Kıymetli taşlar ticareti yapanlar vergi dışı kalırken, çiftçi aldığı her türlü tarım girdilerine, sofrasına aldığı ekmeğe, içtiği bir bardak çaya varıncaya kadar vergi ödüyor.
Çiftçi, tarım ilaçları, suni gübre, sulamada enerji giderlerinde, sulama suyu ücretlerinde, ekim sırasında yakıt giderlerinde, kısaca satın aldığı her türlü malda vergi ödemek zorundadır.
Çiftçiye destek projesinde milli gelirin yüzde biri kadar destek verilmesi gerekir. 2018 yılında bu destek için ayrılan para toplamı on dört milyar beş yüz milyon liradır. Gerçekte ise aynı yıl için tarım yasasına göre ödenmesi gereken para otuz bir milyar lira olması gerekir.
2019 yılı için ödenecek miktar on yedi milyar lira. Fakat milli gelire göre ödenmesi gereken ise kırk dört milyar beş yüz milyon liradır.

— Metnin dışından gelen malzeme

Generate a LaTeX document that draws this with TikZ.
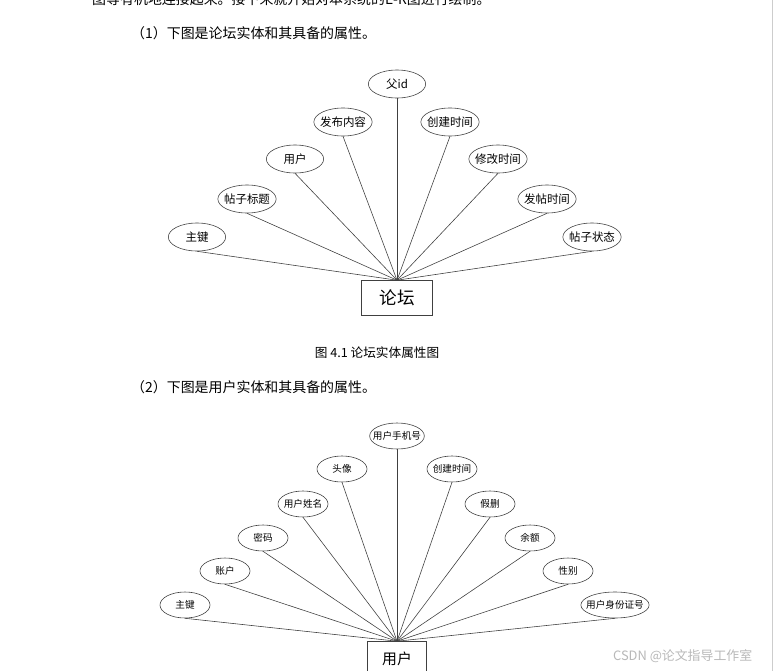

Tarıma verilmesi gereken destek paralarının çoğunluğu rantiye sınıfına faiz olarak ödeniyor.
Kasaba da küçük bir tekne ile balıkçılık yapan ve kazandığı para ile geçim sağlamaya çalışan bir balıkçı diyor ki:
'Tarıma yapılan destekten balıkçılara da veriliyordu. Bizimde kendimize göre masraflarımız var. Bu masraflar da arttı. Ama iki yıldır destek görmüyoruz. Lüks yat sahipleri mazotu vergisiz alırken, biz vergi ödeyerek satın alıp ekmek parası kazanmaya çalışıyoruz. Onu da
kazanabilirsek.'
Kısaca üretici de, tüketici de memnun değil.